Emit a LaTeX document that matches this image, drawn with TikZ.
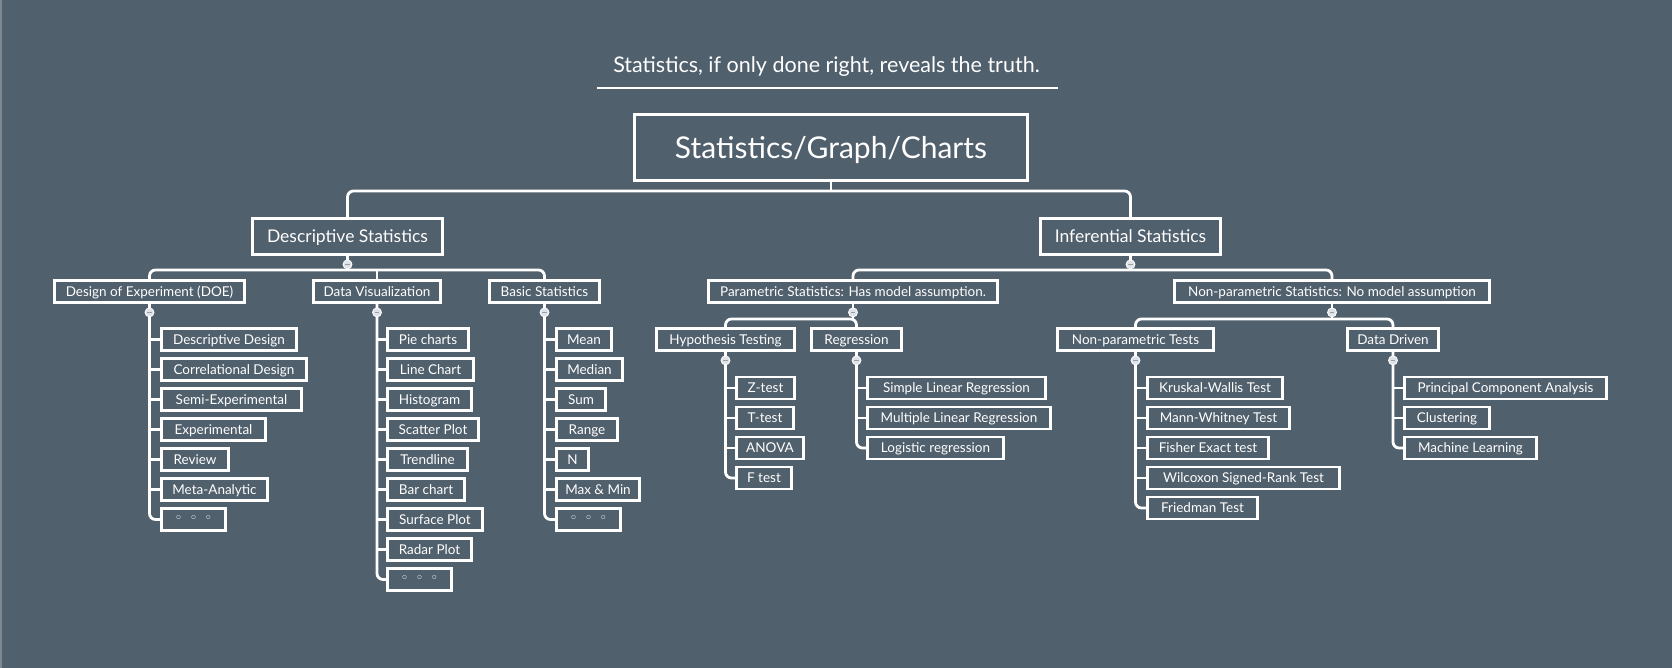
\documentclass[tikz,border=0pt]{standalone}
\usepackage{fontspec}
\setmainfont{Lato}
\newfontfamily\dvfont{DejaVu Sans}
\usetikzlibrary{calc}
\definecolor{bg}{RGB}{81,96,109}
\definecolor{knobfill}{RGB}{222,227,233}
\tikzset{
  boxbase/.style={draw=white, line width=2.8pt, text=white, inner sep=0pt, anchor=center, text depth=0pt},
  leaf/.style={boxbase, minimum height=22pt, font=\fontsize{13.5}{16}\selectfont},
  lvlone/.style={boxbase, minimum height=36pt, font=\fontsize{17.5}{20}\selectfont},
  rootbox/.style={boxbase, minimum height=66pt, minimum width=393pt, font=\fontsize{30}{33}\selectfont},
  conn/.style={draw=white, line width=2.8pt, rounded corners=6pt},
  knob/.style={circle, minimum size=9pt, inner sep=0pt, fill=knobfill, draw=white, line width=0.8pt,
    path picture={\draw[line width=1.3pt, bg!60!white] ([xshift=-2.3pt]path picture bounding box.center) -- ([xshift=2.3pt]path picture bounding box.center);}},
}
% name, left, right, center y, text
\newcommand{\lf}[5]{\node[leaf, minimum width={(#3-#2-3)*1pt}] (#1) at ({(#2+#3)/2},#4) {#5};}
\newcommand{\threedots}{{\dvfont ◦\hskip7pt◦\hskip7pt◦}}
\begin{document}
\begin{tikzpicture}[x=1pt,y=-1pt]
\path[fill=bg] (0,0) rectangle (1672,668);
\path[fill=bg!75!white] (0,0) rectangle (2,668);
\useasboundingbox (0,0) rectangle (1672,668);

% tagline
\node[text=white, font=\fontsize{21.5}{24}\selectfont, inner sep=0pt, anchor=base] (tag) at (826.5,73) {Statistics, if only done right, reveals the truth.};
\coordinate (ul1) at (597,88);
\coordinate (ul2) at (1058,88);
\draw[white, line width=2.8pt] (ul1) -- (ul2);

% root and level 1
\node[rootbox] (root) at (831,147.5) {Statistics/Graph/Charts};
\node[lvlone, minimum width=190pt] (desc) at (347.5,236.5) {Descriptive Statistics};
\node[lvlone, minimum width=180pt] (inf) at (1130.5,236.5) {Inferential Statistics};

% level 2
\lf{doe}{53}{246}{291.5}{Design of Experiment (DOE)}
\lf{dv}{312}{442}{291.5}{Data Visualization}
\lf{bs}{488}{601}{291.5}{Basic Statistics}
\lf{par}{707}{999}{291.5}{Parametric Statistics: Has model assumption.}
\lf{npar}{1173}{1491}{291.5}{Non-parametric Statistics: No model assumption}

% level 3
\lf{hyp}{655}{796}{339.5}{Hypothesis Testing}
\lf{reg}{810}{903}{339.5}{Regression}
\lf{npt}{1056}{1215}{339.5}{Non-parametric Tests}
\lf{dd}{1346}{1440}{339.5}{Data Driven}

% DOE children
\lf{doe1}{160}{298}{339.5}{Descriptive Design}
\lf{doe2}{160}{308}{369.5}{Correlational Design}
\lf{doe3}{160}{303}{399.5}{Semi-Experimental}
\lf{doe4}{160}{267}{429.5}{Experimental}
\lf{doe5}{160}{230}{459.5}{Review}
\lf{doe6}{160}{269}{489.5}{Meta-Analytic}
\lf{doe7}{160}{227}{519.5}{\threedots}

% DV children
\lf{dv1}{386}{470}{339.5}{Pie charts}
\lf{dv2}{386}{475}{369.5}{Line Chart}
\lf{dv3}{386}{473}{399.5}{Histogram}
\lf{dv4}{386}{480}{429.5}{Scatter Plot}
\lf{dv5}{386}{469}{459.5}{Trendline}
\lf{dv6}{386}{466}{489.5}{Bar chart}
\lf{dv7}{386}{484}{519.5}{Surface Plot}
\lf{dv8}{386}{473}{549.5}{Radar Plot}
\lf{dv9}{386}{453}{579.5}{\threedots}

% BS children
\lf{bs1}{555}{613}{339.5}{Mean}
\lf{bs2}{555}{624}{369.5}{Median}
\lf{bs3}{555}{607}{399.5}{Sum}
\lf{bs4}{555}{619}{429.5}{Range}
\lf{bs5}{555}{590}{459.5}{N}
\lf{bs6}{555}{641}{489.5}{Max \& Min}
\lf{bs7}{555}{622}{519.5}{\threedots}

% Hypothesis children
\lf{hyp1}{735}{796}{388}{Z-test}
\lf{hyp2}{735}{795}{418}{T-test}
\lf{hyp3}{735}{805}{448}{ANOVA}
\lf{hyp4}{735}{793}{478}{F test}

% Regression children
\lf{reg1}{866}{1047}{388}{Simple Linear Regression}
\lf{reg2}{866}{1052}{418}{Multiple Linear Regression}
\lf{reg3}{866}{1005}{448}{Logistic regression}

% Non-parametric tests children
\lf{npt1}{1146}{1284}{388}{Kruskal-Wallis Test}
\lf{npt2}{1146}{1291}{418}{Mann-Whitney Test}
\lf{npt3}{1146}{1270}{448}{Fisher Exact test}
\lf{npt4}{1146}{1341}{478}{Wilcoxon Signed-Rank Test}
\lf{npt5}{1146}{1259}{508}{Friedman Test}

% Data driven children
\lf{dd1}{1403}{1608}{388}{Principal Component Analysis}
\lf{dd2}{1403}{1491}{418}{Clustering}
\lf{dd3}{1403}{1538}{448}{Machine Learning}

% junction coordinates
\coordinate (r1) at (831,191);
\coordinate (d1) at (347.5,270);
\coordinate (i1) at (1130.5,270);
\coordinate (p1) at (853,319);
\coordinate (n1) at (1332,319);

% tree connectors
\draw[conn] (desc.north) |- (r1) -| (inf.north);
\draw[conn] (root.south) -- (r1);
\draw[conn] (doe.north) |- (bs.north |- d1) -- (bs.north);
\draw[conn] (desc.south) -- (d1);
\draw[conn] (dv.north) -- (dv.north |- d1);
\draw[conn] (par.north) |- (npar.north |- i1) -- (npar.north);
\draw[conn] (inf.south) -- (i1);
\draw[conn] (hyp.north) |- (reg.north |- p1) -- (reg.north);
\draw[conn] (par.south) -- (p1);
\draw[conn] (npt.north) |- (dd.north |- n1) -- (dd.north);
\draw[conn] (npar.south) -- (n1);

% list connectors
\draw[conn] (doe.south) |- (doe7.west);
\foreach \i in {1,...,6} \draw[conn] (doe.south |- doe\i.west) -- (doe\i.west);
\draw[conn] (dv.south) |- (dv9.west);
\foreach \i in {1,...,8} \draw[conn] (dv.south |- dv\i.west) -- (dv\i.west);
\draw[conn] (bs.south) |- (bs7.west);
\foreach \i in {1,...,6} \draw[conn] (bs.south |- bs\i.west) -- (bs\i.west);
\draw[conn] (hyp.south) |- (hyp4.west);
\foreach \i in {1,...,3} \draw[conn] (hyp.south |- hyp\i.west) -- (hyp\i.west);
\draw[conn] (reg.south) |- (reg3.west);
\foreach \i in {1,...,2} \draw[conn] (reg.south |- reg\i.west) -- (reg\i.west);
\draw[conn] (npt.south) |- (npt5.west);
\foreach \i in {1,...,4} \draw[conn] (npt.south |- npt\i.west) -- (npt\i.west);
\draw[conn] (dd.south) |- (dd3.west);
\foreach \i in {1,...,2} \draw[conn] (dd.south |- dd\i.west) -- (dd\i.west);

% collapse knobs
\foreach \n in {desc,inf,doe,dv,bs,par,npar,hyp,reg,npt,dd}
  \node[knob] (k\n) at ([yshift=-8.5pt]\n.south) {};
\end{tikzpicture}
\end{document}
################
Write out the data precisely as given, excluding the pictures.

_Result of the task_
Emit a LaTeX document that matches this image, drawn with TikZ.
\documentclass[tikz,border=0pt]{standalone}
\usepackage{fontspec}
\setmainfont{Lato}
\newfontfamily\dvfont{DejaVu Sans}
\usetikzlibrary{calc}
\definecolor{bg}{RGB}{81,96,109}
\definecolor{knobfill}{RGB}{222,227,233}
\tikzset{
  boxbase/.style={draw=white, line width=2.8pt, text=white, inner sep=0pt, anchor=center, text depth=0pt},
  leaf/.style={boxbase, minimum height=22pt, font=\fontsize{13.5}{16}\selectfont},
  lvlone/.style={boxbase, minimum height=36pt, font=\fontsize{17.5}{20}\selectfont},
  rootbox/.style={boxbase, minimum height=66pt, minimum width=393pt, font=\fontsize{30}{33}\selectfont},
  conn/.style={draw=white, line width=2.8pt, rounded corners=6pt},
  knob/.style={circle, minimum size=9pt, inner sep=0pt, fill=knobfill, draw=white, line width=0.8pt,
    path picture={\draw[line width=1.3pt, bg!60!white] ([xshift=-2.3pt]path picture bounding box.center) -- ([xshift=2.3pt]path picture bounding box.center);}},
}
% name, left, right, center y, text
\newcommand{\lf}[5]{\node[leaf, minimum width={(#3-#2-3)*1pt}] (#1) at ({(#2+#3)/2},#4) {#5};}
\newcommand{\threedots}{{\dvfont ◦\hskip7pt◦\hskip7pt◦}}
\begin{document}
\begin{tikzpicture}[x=1pt,y=-1pt]
\path[fill=bg] (0,0) rectangle (1672,668);
\path[fill=bg!75!white] (0,0) rectangle (2,668);
\useasboundingbox (0,0) rectangle (1672,668);

% tagline
\node[text=white, font=\fontsize{21.5}{24}\selectfont, inner sep=0pt, anchor=base] (tag) at (826.5,73) {Statistics, if only done right, reveals the truth.};
\coordinate (ul1) at (597,88);
\coordinate (ul2) at (1058,88);
\draw[white, line width=2.8pt] (ul1) -- (ul2);

% root and level 1
\node[rootbox] (root) at (831,147.5) {Statistics/Graph/Charts};
\node[lvlone, minimum width=190pt] (desc) at (347.5,236.5) {Descriptive Statistics};
\node[lvlone, minimum width=180pt] (inf) at (1130.5,236.5) {Inferential Statistics};

% level 2
\lf{doe}{53}{246}{291.5}{Design of Experiment (DOE)}
\lf{dv}{312}{442}{291.5}{Data Visualization}
\lf{bs}{488}{601}{291.5}{Basic Statistics}
\lf{par}{707}{999}{291.5}{Parametric Statistics: Has model assumption.}
\lf{npar}{1173}{1491}{291.5}{Non-parametric Statistics: No model assumption}

% level 3
\lf{hyp}{655}{796}{339.5}{Hypothesis Testing}
\lf{reg}{810}{903}{339.5}{Regression}
\lf{npt}{1056}{1215}{339.5}{Non-parametric Tests}
\lf{dd}{1346}{1440}{339.5}{Data Driven}

% DOE children
\lf{doe1}{160}{298}{339.5}{Descriptive Design}
\lf{doe2}{160}{308}{369.5}{Correlational Design}
\lf{doe3}{160}{303}{399.5}{Semi-Experimental}
\lf{doe4}{160}{267}{429.5}{Experimental}
\lf{doe5}{160}{230}{459.5}{Review}
\lf{doe6}{160}{269}{489.5}{Meta-Analytic}
\lf{doe7}{160}{227}{519.5}{\threedots}

% DV children
\lf{dv1}{386}{470}{339.5}{Pie charts}
\lf{dv2}{386}{475}{369.5}{Line Chart}
\lf{dv3}{386}{473}{399.5}{Histogram}
\lf{dv4}{386}{480}{429.5}{Scatter Plot}
\lf{dv5}{386}{469}{459.5}{Trendline}
\lf{dv6}{386}{466}{489.5}{Bar chart}
\lf{dv7}{386}{484}{519.5}{Surface Plot}
\lf{dv8}{386}{473}{549.5}{Radar Plot}
\lf{dv9}{386}{453}{579.5}{\threedots}

% BS children
\lf{bs1}{555}{613}{339.5}{Mean}
\lf{bs2}{555}{624}{369.5}{Median}
\lf{bs3}{555}{607}{399.5}{Sum}
\lf{bs4}{555}{619}{429.5}{Range}
\lf{bs5}{555}{590}{459.5}{N}
\lf{bs6}{555}{641}{489.5}{Max \& Min}
\lf{bs7}{555}{622}{519.5}{\threedots}

% Hypothesis children
\lf{hyp1}{735}{796}{388}{Z-test}
\lf{hyp2}{735}{795}{418}{T-test}
\lf{hyp3}{735}{805}{448}{ANOVA}
\lf{hyp4}{735}{793}{478}{F test}

% Regression children
\lf{reg1}{866}{1047}{388}{Simple Linear Regression}
\lf{reg2}{866}{1052}{418}{Multiple Linear Regression}
\lf{reg3}{866}{1005}{448}{Logistic regression}

% Non-parametric tests children
\lf{npt1}{1146}{1284}{388}{Kruskal-Wallis Test}
\lf{npt2}{1146}{1291}{418}{Mann-Whitney Test}
\lf{npt3}{1146}{1270}{448}{Fisher Exact test}
\lf{npt4}{1146}{1341}{478}{Wilcoxon Signed-Rank Test}
\lf{npt5}{1146}{1259}{508}{Friedman Test}

% Data driven children
\lf{dd1}{1403}{1608}{388}{Principal Component Analysis}
\lf{dd2}{1403}{1491}{418}{Clustering}
\lf{dd3}{1403}{1538}{448}{Machine Learning}

% junction coordinates
\coordinate (r1) at (831,191);
\coordinate (d1) at (347.5,270);
\coordinate (i1) at (1130.5,270);
\coordinate (p1) at (853,319);
\coordinate (n1) at (1332,319);

% tree connectors
\draw[conn] (desc.north) |- (r1) -| (inf.north);
\draw[conn] (root.south) -- (r1);
\draw[conn] (doe.north) |- (bs.north |- d1) -- (bs.north);
\draw[conn] (desc.south) -- (d1);
\draw[conn] (dv.north) -- (dv.north |- d1);
\draw[conn] (par.north) |- (npar.north |- i1) -- (npar.north);
\draw[conn] (inf.south) -- (i1);
\draw[conn] (hyp.north) |- (reg.north |- p1) -- (reg.north);
\draw[conn] (par.south) -- (p1);
\draw[conn] (npt.north) |- (dd.north |- n1) -- (dd.north);
\draw[conn] (npar.south) -- (n1);

% list connectors
\draw[conn] (doe.south) |- (doe7.west);
\foreach \i in {1,...,6} \draw[conn] (doe.south |- doe\i.west) -- (doe\i.west);
\draw[conn] (dv.south) |- (dv9.west);
\foreach \i in {1,...,8} \draw[conn] (dv.south |- dv\i.west) -- (dv\i.west);
\draw[conn] (bs.south) |- (bs7.west);
\foreach \i in {1,...,6} \draw[conn] (bs.south |- bs\i.west) -- (bs\i.west);
\draw[conn] (hyp.south) |- (hyp4.west);
\foreach \i in {1,...,3} \draw[conn] (hyp.south |- hyp\i.west) -- (hyp\i.west);
\draw[conn] (reg.south) |- (reg3.west);
\foreach \i in {1,...,2} \draw[conn] (reg.south |- reg\i.west) -- (reg\i.west);
\draw[conn] (npt.south) |- (npt5.west);
\foreach \i in {1,...,4} \draw[conn] (npt.south |- npt\i.west) -- (npt\i.west);
\draw[conn] (dd.south) |- (dd3.west);
\foreach \i in {1,...,2} \draw[conn] (dd.south |- dd\i.west) -- (dd\i.west);

% collapse knobs
\foreach \n in {desc,inf,doe,dv,bs,par,npar,hyp,reg,npt,dd}
  \node[knob] (k\n) at ([yshift=-8.5pt]\n.south) {};
\end{tikzpicture}
\end{document}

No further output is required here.